Ali passei a compreender a palavra “golpe” e a temer seu aterrorizante significado. Chegou o dia que durou 21, 22 e mesmo 25 anos:  O Golpe Civil Militar de 1964. Tinha na época 13 anos.

As cortinas de minha casa estavam cerradas e, pelas frestas, via os moradores da rua Raul Pompéia comemorando, alguns apontavam seus dedos duros rindo para minha cara apavorada e irada pela quebra da democracia. Meu pai estava no comando da Base Aérea de Santa Cruz e minha mãe ia ao seu encontro para dar força. Pediu a Alexandra, sua e nossa fiel escudeira: “Alexandra, vou ao encontro do Rui, não deixa o Pedro Luiz ficar na janela e de maneira nenhuma deixa ele sair!” Grande Alexandra, não nos abandonou!

Chegaram em casa meus pais. Veio o alívio, mas o medo e insegurança estavam presentes.

O telefone toca. “Coronel Rui, se apresentar na Terceira Zona Aérea”. Era o arbítrio mostrando sua cara e, naquele momento, nossa única certeza era a incerteza do futuro. “Meu filho, você agora é o homem da casa, se comporte, estuda muito, não tenha medo e cuida de sua mãe e das suas irmãs”.

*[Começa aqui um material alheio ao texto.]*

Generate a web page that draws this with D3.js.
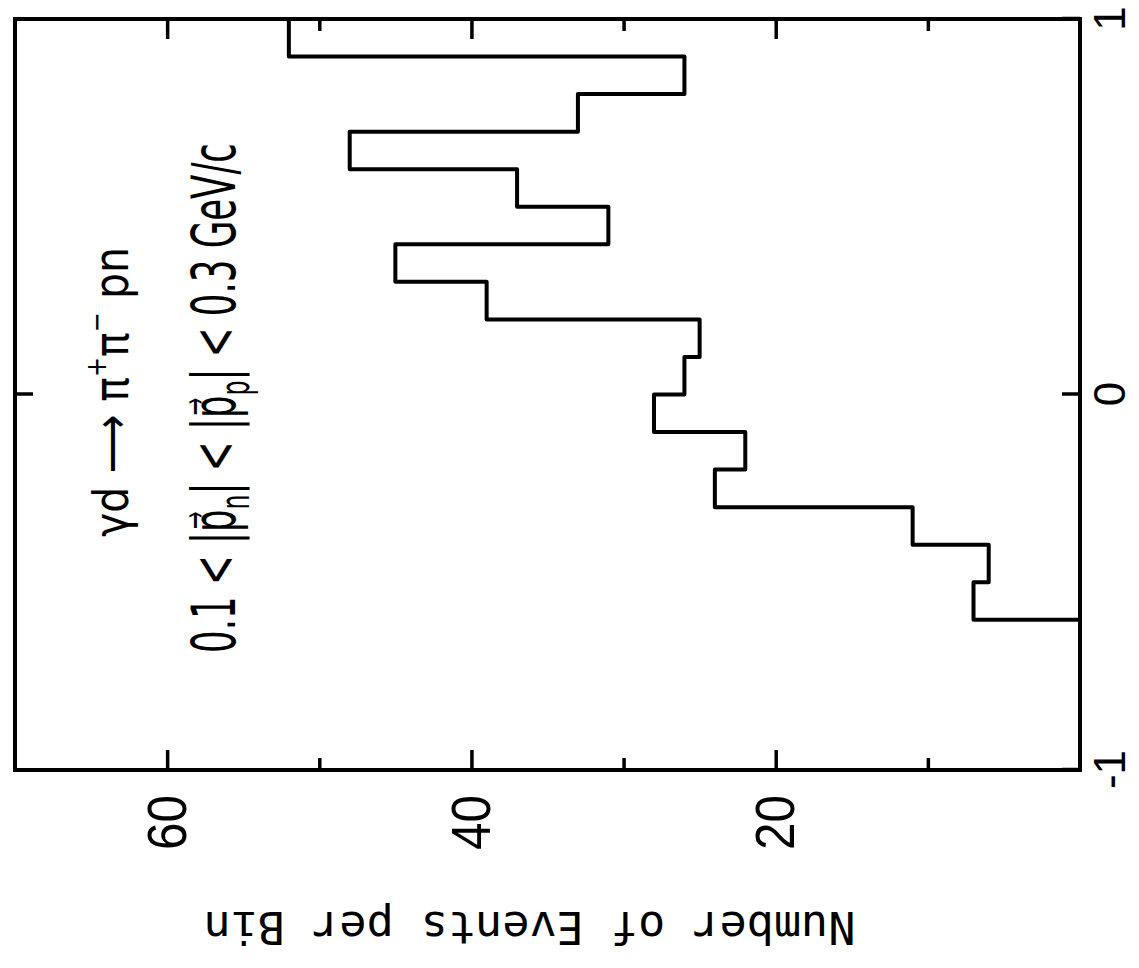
<!DOCTYPE html>
<html>
<head>
<meta charset="utf-8">
<script src="https://cdn.jsdelivr.net/npm/d3@7"></script>
<style>
  body { margin: 0; background: #fff; }
</style>
</head>
<body>
<svg id="chart" width="1139" height="968"></svg>
<script>
// histogram bins (width 0.1), nothing below -0.6
const binEdges = [-0.6, -0.5, -0.4, -0.3, -0.2, -0.1, 0.0, 0.1, 0.2, 0.3, 0.4, 0.5, 0.6, 0.7, 0.8, 0.9, 1.0];
const counts = [7, 6, 11, 24, 22, 28, 26, 25, 39, 45, 31, 37, 48, 33, 26, 52];
const countMajor = [20, 40, 60];
const countMinor = [10, 30, 50];
const xTicks = [-1, 0, 1];

const svg = d3.select("#chart");

// the figure is drawn upright and then turned 90 degrees to the left
const pw = 751, ph = 1065;
const g = svg.append("g").attr("transform", "translate(15,770) rotate(-90)");

const x = d3.scaleLinear().domain([-1, 1]).range([0, pw]);
const y = d3.scaleLinear().domain([0, 70]).range([ph, 0]);

const tickFont = "'Liberation Sans', Arial, Helvetica, sans-serif";

// count axis, ticks inward on both sides
function countAxis(axis, vals, size, tx) {
    const a = g.append("g")
        .attr("transform", `translate(${tx},0)`)
        .call(axis(y).tickValues(vals).tickSize(-size).tickFormat(""));
    a.select(".domain").remove();
    a.selectAll("line").attr("stroke", "#000").attr("stroke-width", 3.5);
    return a;
}
countAxis(d3.axisLeft, countMajor, 20, 0);
countAxis(d3.axisLeft, countMinor, 12, 0);
countAxis(d3.axisRight, countMajor, 20, pw);
countAxis(d3.axisRight, countMinor, 12, pw);

const yLab = g.append("g")
    .call(d3.axisLeft(y).tickValues(countMajor).tickSize(0).tickPadding(25));
yLab.select(".domain").remove();
yLab.selectAll("text")
    .attr("font-family", tickFont)
    .attr("font-size", 56)
    .attr("fill", "#000")
    .attr("textLength", 55)
    .attr("lengthAdjust", "spacingAndGlyphs");

// x axis: tick at 0 on both edges, labels below
const xAx = g.append("g")
    .attr("transform", `translate(0,${ph})`)
    .call(d3.axisBottom(x).tickValues(xTicks).tickSize(-18).tickPadding(14).tickFormat(d3.format("d")));
xAx.select(".domain").remove();
xAx.selectAll("line").attr("stroke", "#000").attr("stroke-width", 3.5);
xAx.selectAll("text")
    .attr("font-family", tickFont)
    .attr("font-size", 44)
    .attr("fill", "#000")
    .text(d => d < 0 ? "-1" : d);

const xTop = g.append("g")
    .call(d3.axisTop(x).tickValues([0]).tickSize(-18).tickFormat(""));
xTop.select(".domain").remove();
xTop.selectAll("line").attr("stroke", "#000").attr("stroke-width", 3.5);

// frame
g.append("rect")
    .attr("width", pw)
    .attr("height", ph)
    .attr("fill", "none")
    .attr("stroke", "#000")
    .attr("stroke-width", 4);

// histogram outline
const pts = [[binEdges[0], 0]];
counts.forEach((c, i) => {
    pts.push([binEdges[i], c]);
    pts.push([binEdges[i + 1], c]);
});
g.append("path")
    .datum(pts)
    .attr("d", d3.line().x(d => x(d[0])).y(d => y(d[1])))
    .attr("fill", "none")
    .attr("stroke", "#000")
    .attr("stroke-width", 4)
    .attr("stroke-linejoin", "round");

// y title
g.append("text")
    .attr("transform", `translate(-142,${ph / 2 - 18}) rotate(-90)`)
    .attr("text-anchor", "middle")
    .attr("font-family", "'DejaVu Sans Mono', monospace")
    .attr("font-size", 45)
    .attr("textLength", 652)
    .attr("lengthAdjust", "spacingAndGlyphs")
    .text("Number of Events per Bin");

// annotations, squeezed to match the narrow lettering
function squeeze(sel, cx, base, width) {
    const w = sel.node().getBBox().width;
    sel.attr("transform", `translate(${cx},${base}) scale(${width / w},1)`);
}

const annFont = "'DejaVu Sans', 'Liberation Sans', sans-serif";

const a1 = g.append("text")
    .attr("text-anchor", "middle")
    .attr("font-family", annFont)
    .attr("font-size", 48);
a1.append("tspan").text("\u03B3d \u27F6 \u03C0");
a1.append("tspan").attr("font-size", 28).attr("dy", -22).text("+");
a1.append("tspan").attr("dy", 22).text("\u03C0");
a1.append("tspan").attr("font-size", 28).attr("dy", -22).text("\u2212");
a1.append("tspan").attr("dy", 22).text(" pn");
squeeze(a1, 378, 113, 290);

const a2 = g.append("text")
    .attr("text-anchor", "middle")
    .attr("font-family", annFont)
    .attr("font-size", 60);
a2.append("tspan").text("0.1 < |p\u20D7");
a2.append("tspan").attr("font-size", 40).attr("dy", 14).text("n");
a2.append("tspan").attr("dy", -14).text("| < |p\u20D7");
a2.append("tspan").attr("font-size", 40).attr("dy", 14).text("p");
a2.append("tspan").attr("dy", -14).text("| < 0.3 GeV/c");
squeeze(a2, 372, 220, 510);
</script>
</body>
</html>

Nossos vizinhos do oitavo andar, coronel Renato Goulart - sem parentesco com o presidente Goulart, já na reserva e companheiro de meu pai na Segunda Guerra Mundial (com 93 missões de guerra) - juntamente com sua mulher, a doce e querida Renata, nos receberam em sua casa, dando segurança e carinho. Foi um ato que só os amigos leais e de todas as horas fazem. Vários militares legalistas tiveram suas casas invadidas e suas famílias ameaçadas.

Nossa casa era constantemente vigiada. O mês de abril teve um dos mais fortes invernos no Rio de Janeiro e convivemos com os “James Bonds” do regime disfarçando, com ridículos jornais e revistas, espionagens. Como fazia muito frio e, com o tempo chuvoso, minha mãe, dona Julinha, me mandava descer com uma  bandeja com xícara, bule de café e biscoitos e oferecer aos espiões tupiniquins e dizer “sei que está cumprindo seu dever e espero que possa amenizar o frio e a fome”. Eram engraçadas as suas caras de espanto e retiradas envergonhadas. No dia seguinte, novos e ridículos espiões apareciam. Vinham novas rodadas de café e biscoitinho. Me lembro que apenas um aceitou, agradeceu e riu da situação. Qual teria sido seu fim?

O medo passou a ser meu companheiro, dos 13 anos até a idade adulta. O medo de falar, de falhar, medo de sair em grupo, medo de falar demais, o medo de vaiar no Maracanã quando a banda da PM tocava o hino nacional. Um medo angustiante e doloroso.

O terror veio em 1970, quando fui levado pelo DOI-CODI como refém para prenderam meu pai. Fui solto ao som dos gritos do meu pai. “Soltem o garoto”. Ele ficou incomunicável por três dias. Neste período, foi torturado física e mentalmente no Regimento de Cavalaria Mecanizado em Deodoro. Comandava o regimento um oficial que se apresentou de forma humilhante, de joelhos, agarrando as pernas do pai. “Rui, me perdoa, nada sabia”. Faleceu o patético e torturador general de quatro estrelas.

Recentemente, membros da Comissão da Verdade foram à casa do meu pai. Capitaneados pela valente e querida Rosa Cardoso, tomaram depoimento do pai e da mãe. O mesmo convite me foi feito. Desta vez não tive medo.

Hoje, quem rasgou a Constituição, compactuou com as prisões, perseguições, torturas, estupros, assassinatos e desaparecimentos, treme e se apavora. Isso fica claro na destruição de provas, nas recusas de se apresentar nas Comissões da Verdade e nos recursos à Justiça, coisa que negaram a suas vítimas.

Depois de longos anos abro as cortinas de minha alma, como estivesse ainda rua Raul Pompéia. Falo, escrevo e, livre, conto para as futuras gerações que as ditaduras só podem sobreviver e durar a custa do medo e do terror.


* Pedro Luiz Moreira Lima é filho do major-brigadeiro do ar Rui Moreira Lima. Veterano da Segunda Guerra Mundial, o brigadeiro Rui, como era conhecido, foi um dos vários militares perseguidos por ser contrário ao golpe de 1964. Ele morreu aos 94 anos, em 13 de agosto de 2013.